[START Data segment]

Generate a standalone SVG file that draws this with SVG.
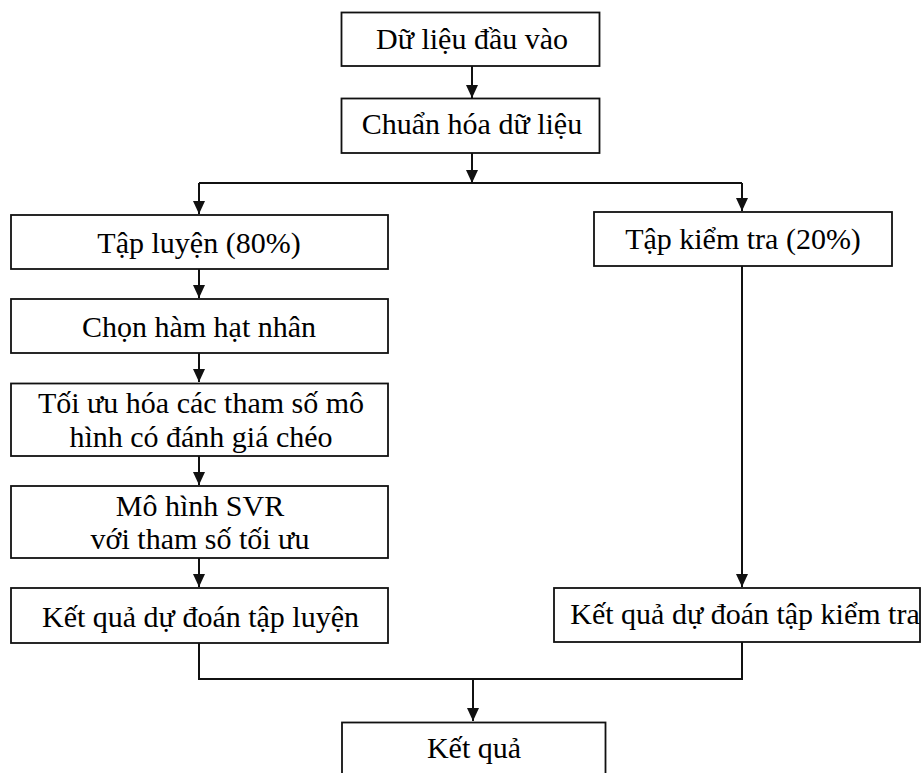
<svg xmlns="http://www.w3.org/2000/svg" width="923" height="773" viewBox="0 0 923 773">
  <style>
    .box { fill: #ffffff; stroke: #111111; stroke-width: 1.8; }
    .lbl { font-family: "Liberation Serif", "Times New Roman", serif; font-size: 30px; fill: #000000; text-anchor: middle; }
    .wire { fill: none; stroke: #111111; stroke-width: 2; }
  </style>
  <defs>
    <!-- filled arrowhead, tip sits on the line end -->
    <marker id="head" markerUnits="userSpaceOnUse" markerWidth="13" markerHeight="12" refX="13" refY="6" orient="auto" viewBox="0 0 13 12">
      <path d="M0,0 L13,6 L0,12 Z" fill="#111111"/>
    </marker>
  </defs>

  <!-- connectors -->
  <g id="connectors">
    <path class="wire" d="M472,66 V98" marker-end="url(#head)"/>
    <path class="wire" d="M472,153 V183" marker-end="url(#head)"/>
    <path class="wire" d="M199,183 H742"/>
    <path class="wire" d="M199,183 V214" marker-end="url(#head)"/>
    <path class="wire" d="M742,183 V211" marker-end="url(#head)"/>
    <path class="wire" d="M199,269 V298" marker-end="url(#head)"/>
    <path class="wire" d="M199,353 V382" marker-end="url(#head)"/>
    <path class="wire" d="M199,456 V485" marker-end="url(#head)"/>
    <path class="wire" d="M199,558 V587" marker-end="url(#head)"/>
    <path class="wire" d="M742,266 V587" marker-end="url(#head)"/>
    <path class="wire" d="M199,643 V679 H742 V642"/>
    <path class="wire" d="M473,679 V721" marker-end="url(#head)"/>
  </g>

  <g id="input">
    <rect class="box" x="341.5" y="12.5" width="258" height="53.5"/>
    <text class="lbl" x="472" y="49">Dữ liệu đầu vào</text>
  </g>

  <g id="normalize">
    <rect class="box" x="341.5" y="98.5" width="258" height="54.5"/>
    <text class="lbl" x="472" y="134">Chuẩn hóa dữ liệu</text>
  </g>

  <g id="train-set">
    <rect class="box" x="11" y="215" width="377" height="54"/>
    <text class="lbl" x="199" y="253">Tập luyện (80%)</text>
  </g>

  <g id="test-set">
    <rect class="box" x="594" y="212" width="298" height="54"/>
    <text class="lbl" x="743" y="249">Tập kiểm tra (20%)</text>
  </g>

  <g id="kernel">
    <rect class="box" x="11" y="299" width="377" height="54"/>
    <text class="lbl" x="199" y="337">Chọn hàm hạt nhân</text>
  </g>

  <g id="optimize">
    <rect class="box" x="11" y="383.5" width="377" height="72.5"/>
    <text class="lbl" x="201" y="413">Tối ưu hóa các tham số mô</text>
    <text class="lbl" x="201" y="447">hình có đánh giá chéo</text>
  </g>

  <g id="svr-model">
    <rect class="box" x="11" y="486" width="377" height="72"/>
    <text class="lbl" x="200" y="516">Mô hình SVR</text>
    <text class="lbl" x="200" y="549">với tham số tối ưu</text>
  </g>

  <g id="train-result">
    <rect class="box" x="11" y="588" width="377" height="55"/>
    <text class="lbl" x="200.5" y="627">Kết quả dự đoán tập luyện</text>
  </g>

  <g id="test-result">
    <rect class="box" x="554" y="588" width="366" height="54"/>
    <text class="lbl" x="745" y="624">Kết quả dự đoán tập kiểm tra</text>
  </g>

  <g id="result">
    <rect class="box" x="342" y="722.5" width="263.5" height="70"/>
    <text class="lbl" x="474" y="758">Kết quả</text>
  </g>
</svg>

[END Data segment]

What is needed |
Reproduce the full listing faithfully, but do not carry over any pictures.

Answer to this task |
Generate a standalone SVG file that draws this with SVG.
<svg xmlns="http://www.w3.org/2000/svg" width="923" height="773" viewBox="0 0 923 773">
  <style>
    .box { fill: #ffffff; stroke: #111111; stroke-width: 1.8; }
    .lbl { font-family: "Liberation Serif", "Times New Roman", serif; font-size: 30px; fill: #000000; text-anchor: middle; }
    .wire { fill: none; stroke: #111111; stroke-width: 2; }
  </style>
  <defs>
    <!-- filled arrowhead, tip sits on the line end -->
    <marker id="head" markerUnits="userSpaceOnUse" markerWidth="13" markerHeight="12" refX="13" refY="6" orient="auto" viewBox="0 0 13 12">
      <path d="M0,0 L13,6 L0,12 Z" fill="#111111"/>
    </marker>
  </defs>

  <!-- connectors -->
  <g id="connectors">
    <path class="wire" d="M472,66 V98" marker-end="url(#head)"/>
    <path class="wire" d="M472,153 V183" marker-end="url(#head)"/>
    <path class="wire" d="M199,183 H742"/>
    <path class="wire" d="M199,183 V214" marker-end="url(#head)"/>
    <path class="wire" d="M742,183 V211" marker-end="url(#head)"/>
    <path class="wire" d="M199,269 V298" marker-end="url(#head)"/>
    <path class="wire" d="M199,353 V382" marker-end="url(#head)"/>
    <path class="wire" d="M199,456 V485" marker-end="url(#head)"/>
    <path class="wire" d="M199,558 V587" marker-end="url(#head)"/>
    <path class="wire" d="M742,266 V587" marker-end="url(#head)"/>
    <path class="wire" d="M199,643 V679 H742 V642"/>
    <path class="wire" d="M473,679 V721" marker-end="url(#head)"/>
  </g>

  <g id="input">
    <rect class="box" x="341.5" y="12.5" width="258" height="53.5"/>
    <text class="lbl" x="472" y="49">Dữ liệu đầu vào</text>
  </g>

  <g id="normalize">
    <rect class="box" x="341.5" y="98.5" width="258" height="54.5"/>
    <text class="lbl" x="472" y="134">Chuẩn hóa dữ liệu</text>
  </g>

  <g id="train-set">
    <rect class="box" x="11" y="215" width="377" height="54"/>
    <text class="lbl" x="199" y="253">Tập luyện (80%)</text>
  </g>

  <g id="test-set">
    <rect class="box" x="594" y="212" width="298" height="54"/>
    <text class="lbl" x="743" y="249">Tập kiểm tra (20%)</text>
  </g>

  <g id="kernel">
    <rect class="box" x="11" y="299" width="377" height="54"/>
    <text class="lbl" x="199" y="337">Chọn hàm hạt nhân</text>
  </g>

  <g id="optimize">
    <rect class="box" x="11" y="383.5" width="377" height="72.5"/>
    <text class="lbl" x="201" y="413">Tối ưu hóa các tham số mô</text>
    <text class="lbl" x="201" y="447">hình có đánh giá chéo</text>
  </g>

  <g id="svr-model">
    <rect class="box" x="11" y="486" width="377" height="72"/>
    <text class="lbl" x="200" y="516">Mô hình SVR</text>
    <text class="lbl" x="200" y="549">với tham số tối ưu</text>
  </g>

  <g id="train-result">
    <rect class="box" x="11" y="588" width="377" height="55"/>
    <text class="lbl" x="200.5" y="627">Kết quả dự đoán tập luyện</text>
  </g>

  <g id="test-result">
    <rect class="box" x="554" y="588" width="366" height="54"/>
    <text class="lbl" x="745" y="624">Kết quả dự đoán tập kiểm tra</text>
  </g>

  <g id="result">
    <rect class="box" x="342" y="722.5" width="263.5" height="70"/>
    <text class="lbl" x="474" y="758">Kết quả</text>
  </g>
</svg>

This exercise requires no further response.